_What is being asked_
Leave out all pictures. Return exactly the lines from the top of the material through the line containing "minimum height=55pt] (asi1)".

_Raw data_
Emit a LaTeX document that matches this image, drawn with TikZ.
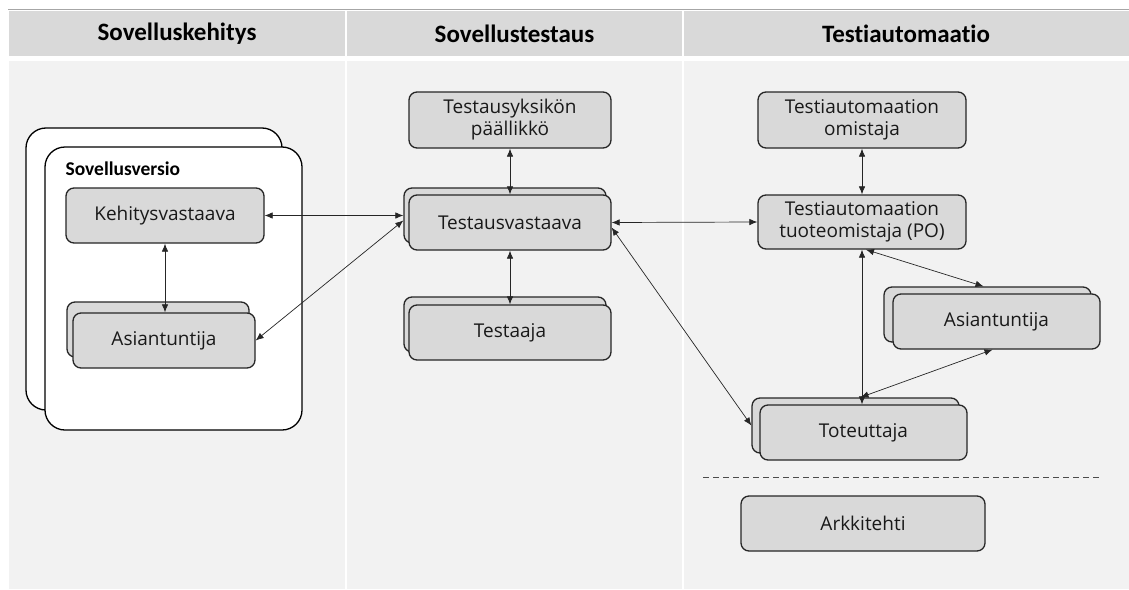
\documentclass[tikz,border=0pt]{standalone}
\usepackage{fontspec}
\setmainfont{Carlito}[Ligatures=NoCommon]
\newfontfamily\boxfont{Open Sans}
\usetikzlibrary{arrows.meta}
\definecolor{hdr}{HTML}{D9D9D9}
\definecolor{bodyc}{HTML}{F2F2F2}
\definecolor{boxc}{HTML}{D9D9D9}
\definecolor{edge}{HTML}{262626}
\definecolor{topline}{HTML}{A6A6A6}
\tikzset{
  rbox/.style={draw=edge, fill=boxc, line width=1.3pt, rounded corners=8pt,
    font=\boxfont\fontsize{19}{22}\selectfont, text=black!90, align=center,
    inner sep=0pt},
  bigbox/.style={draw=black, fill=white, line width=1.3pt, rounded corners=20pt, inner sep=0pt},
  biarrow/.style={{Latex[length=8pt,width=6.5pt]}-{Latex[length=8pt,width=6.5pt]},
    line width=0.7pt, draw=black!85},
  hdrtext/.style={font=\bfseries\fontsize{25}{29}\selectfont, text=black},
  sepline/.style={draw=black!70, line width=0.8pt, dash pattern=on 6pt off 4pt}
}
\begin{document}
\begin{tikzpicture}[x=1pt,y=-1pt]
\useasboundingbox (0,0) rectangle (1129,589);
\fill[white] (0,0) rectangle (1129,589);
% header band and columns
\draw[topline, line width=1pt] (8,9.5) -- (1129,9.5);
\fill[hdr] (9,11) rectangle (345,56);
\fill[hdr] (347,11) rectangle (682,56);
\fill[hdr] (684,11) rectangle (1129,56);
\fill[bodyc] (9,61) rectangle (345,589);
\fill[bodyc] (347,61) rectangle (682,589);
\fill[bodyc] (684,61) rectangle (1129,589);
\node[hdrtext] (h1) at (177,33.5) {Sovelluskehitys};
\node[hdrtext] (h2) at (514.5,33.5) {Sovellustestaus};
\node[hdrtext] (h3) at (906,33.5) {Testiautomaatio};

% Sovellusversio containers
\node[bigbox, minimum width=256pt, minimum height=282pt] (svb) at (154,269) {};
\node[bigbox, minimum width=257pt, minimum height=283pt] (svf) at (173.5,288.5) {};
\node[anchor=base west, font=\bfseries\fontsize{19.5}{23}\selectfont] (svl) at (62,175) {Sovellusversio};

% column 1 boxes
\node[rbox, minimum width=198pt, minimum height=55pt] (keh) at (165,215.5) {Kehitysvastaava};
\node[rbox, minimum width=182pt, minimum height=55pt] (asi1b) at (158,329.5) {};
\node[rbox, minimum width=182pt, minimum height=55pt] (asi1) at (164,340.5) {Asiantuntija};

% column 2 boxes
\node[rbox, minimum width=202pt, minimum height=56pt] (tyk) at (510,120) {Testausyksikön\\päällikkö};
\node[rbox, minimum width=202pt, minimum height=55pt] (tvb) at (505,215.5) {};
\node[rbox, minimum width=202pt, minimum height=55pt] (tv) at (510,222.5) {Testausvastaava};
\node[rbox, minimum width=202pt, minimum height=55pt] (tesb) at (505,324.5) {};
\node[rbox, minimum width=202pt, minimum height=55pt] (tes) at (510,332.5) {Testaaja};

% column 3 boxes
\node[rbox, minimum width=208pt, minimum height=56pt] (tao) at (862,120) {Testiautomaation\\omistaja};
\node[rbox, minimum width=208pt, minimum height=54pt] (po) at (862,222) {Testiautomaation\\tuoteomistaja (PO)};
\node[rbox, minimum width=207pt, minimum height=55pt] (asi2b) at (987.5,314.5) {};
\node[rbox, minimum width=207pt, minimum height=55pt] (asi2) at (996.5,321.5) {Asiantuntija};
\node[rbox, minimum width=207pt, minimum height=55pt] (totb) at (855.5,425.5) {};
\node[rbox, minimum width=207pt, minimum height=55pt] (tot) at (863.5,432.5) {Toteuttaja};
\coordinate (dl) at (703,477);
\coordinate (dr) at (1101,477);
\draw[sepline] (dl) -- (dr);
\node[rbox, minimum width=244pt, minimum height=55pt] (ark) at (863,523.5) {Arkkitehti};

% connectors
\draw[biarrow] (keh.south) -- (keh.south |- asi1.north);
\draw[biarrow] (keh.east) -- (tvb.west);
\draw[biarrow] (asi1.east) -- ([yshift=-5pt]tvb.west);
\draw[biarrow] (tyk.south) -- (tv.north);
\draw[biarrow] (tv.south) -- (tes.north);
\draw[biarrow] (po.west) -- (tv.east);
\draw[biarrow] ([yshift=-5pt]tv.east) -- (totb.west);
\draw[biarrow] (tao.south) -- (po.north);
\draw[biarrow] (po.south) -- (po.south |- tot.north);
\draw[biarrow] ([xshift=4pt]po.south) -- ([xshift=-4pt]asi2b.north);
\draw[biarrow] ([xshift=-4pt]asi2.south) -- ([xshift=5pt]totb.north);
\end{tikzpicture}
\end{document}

_Problem solution_
Emit a LaTeX document that matches this image, drawn with TikZ.
\documentclass[tikz,border=0pt]{standalone}
\usepackage{fontspec}
\setmainfont{Carlito}[Ligatures=NoCommon]
\newfontfamily\boxfont{Open Sans}
\usetikzlibrary{arrows.meta}
\definecolor{hdr}{HTML}{D9D9D9}
\definecolor{bodyc}{HTML}{F2F2F2}
\definecolor{boxc}{HTML}{D9D9D9}
\definecolor{edge}{HTML}{262626}
\definecolor{topline}{HTML}{A6A6A6}
\tikzset{
  rbox/.style={draw=edge, fill=boxc, line width=1.3pt, rounded corners=8pt,
    font=\boxfont\fontsize{19}{22}\selectfont, text=black!90, align=center,
    inner sep=0pt},
  bigbox/.style={draw=black, fill=white, line width=1.3pt, rounded corners=20pt, inner sep=0pt},
  biarrow/.style={{Latex[length=8pt,width=6.5pt]}-{Latex[length=8pt,width=6.5pt]},
    line width=0.7pt, draw=black!85},
  hdrtext/.style={font=\bfseries\fontsize{25}{29}\selectfont, text=black},
  sepline/.style={draw=black!70, line width=0.8pt, dash pattern=on 6pt off 4pt}
}
\begin{document}
\begin{tikzpicture}[x=1pt,y=-1pt]
\useasboundingbox (0,0) rectangle (1129,589);
\fill[white] (0,0) rectangle (1129,589);
% header band and columns
\draw[topline, line width=1pt] (8,9.5) -- (1129,9.5);
\fill[hdr] (9,11) rectangle (345,56);
\fill[hdr] (347,11) rectangle (682,56);
\fill[hdr] (684,11) rectangle (1129,56);
\fill[bodyc] (9,61) rectangle (345,589);
\fill[bodyc] (347,61) rectangle (682,589);
\fill[bodyc] (684,61) rectangle (1129,589);
\node[hdrtext] (h1) at (177,33.5) {Sovelluskehitys};
\node[hdrtext] (h2) at (514.5,33.5) {Sovellustestaus};
\node[hdrtext] (h3) at (906,33.5) {Testiautomaatio};

% Sovellusversio containers
\node[bigbox, minimum width=256pt, minimum height=282pt] (svb) at (154,269) {};
\node[bigbox, minimum width=257pt, minimum height=283pt] (svf) at (173.5,288.5) {};
\node[anchor=base west, font=\bfseries\fontsize{19.5}{23}\selectfont] (svl) at (62,175) {Sovellusversio};

% column 1 boxes
\node[rbox, minimum width=198pt, minimum height=55pt] (keh) at (165,215.5) {Kehitysvastaava};
\node[rbox, minimum width=182pt, minimum height=55pt] (asi1b) at (158,329.5) {};
\node[rbox, minimum width=182pt, minimum height=55pt] (asi1) at (164,340.5) {Asiantuntija};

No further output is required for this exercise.